Sohmer Building
The building at 170 Fifth Avenue, at the southwest corner of 22nd Street, could easily be overlooked by the casual passerby. It is merely a sliver, only 29 feet wide, but from the top of its golden dome to the bay-windowed fine jewelry store at street level, 13 stories below, it dazzles.
Once known at the Sohmer Building because it originally housed the showroom and offices of Sohmer & Co., inventors of the modern baby grand piano, the Neo-Classical structure was designed in 1897 by architect Robert Maynicke. His firm, Maynicke & Franke, created many of the buildings within the Flatiron BID, including the massive International Toy Center at 23rd Street and Fifth Avenue.

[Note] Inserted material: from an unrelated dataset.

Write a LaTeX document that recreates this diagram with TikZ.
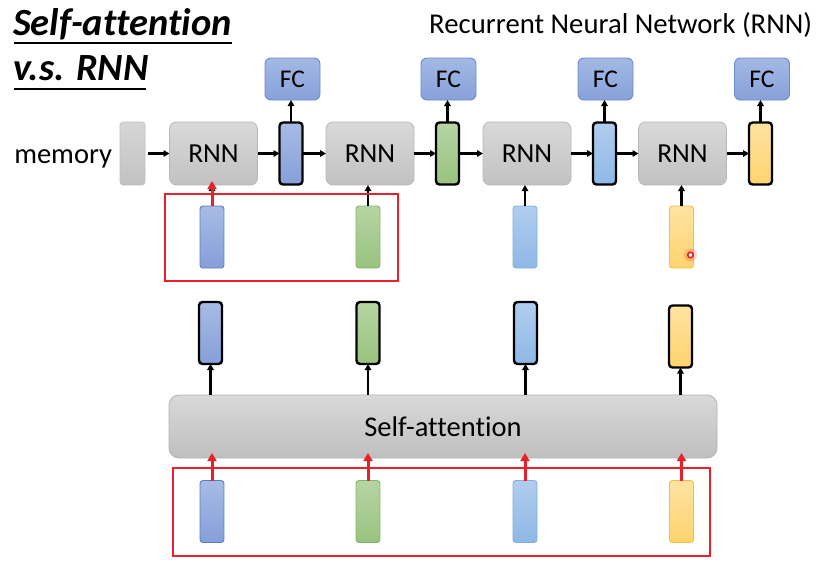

The Sohmer Building’s most striking feature is its two-story octagonal cupola topped with a ribbed gold dome and flagpole. The flagpole, now aluminum, replaced the original 50-foot wooden mast that once flew the Sohmer banner. The dome, clearly visible in Edward Steichen’s iconic 1905 photograph of the Flatiron Building one block to the north, donned a mantle of gold in 1990, when it underwent a gilding. Five years later, because of improper preparation of the surface, it had to be regilded. Some 2,700 sheets of 23.5-caret gold, each the size of an index card, were applied by hand. Today, the dome glistens around the clock, reflecting sunlight by day and illuminated by a ring of lights at its base after dark.
In 2000, after a century of housing commercial tenants, the building was converted to residential condominiums, except for a retail space at street level. The cupola became a 4,936-square-foot duplex with a 360-degree view afforded by one set of eight 8-foot-high clerestory windows above eight more windows, each 10 feet high. The conversion, however, was not the first time the cupola was someone’s home. In 1908, Richard Welling, who was a buddy of Theodore Roosevelt’s and a founder of the City Club, lived there. But he had pull. His family owned the building.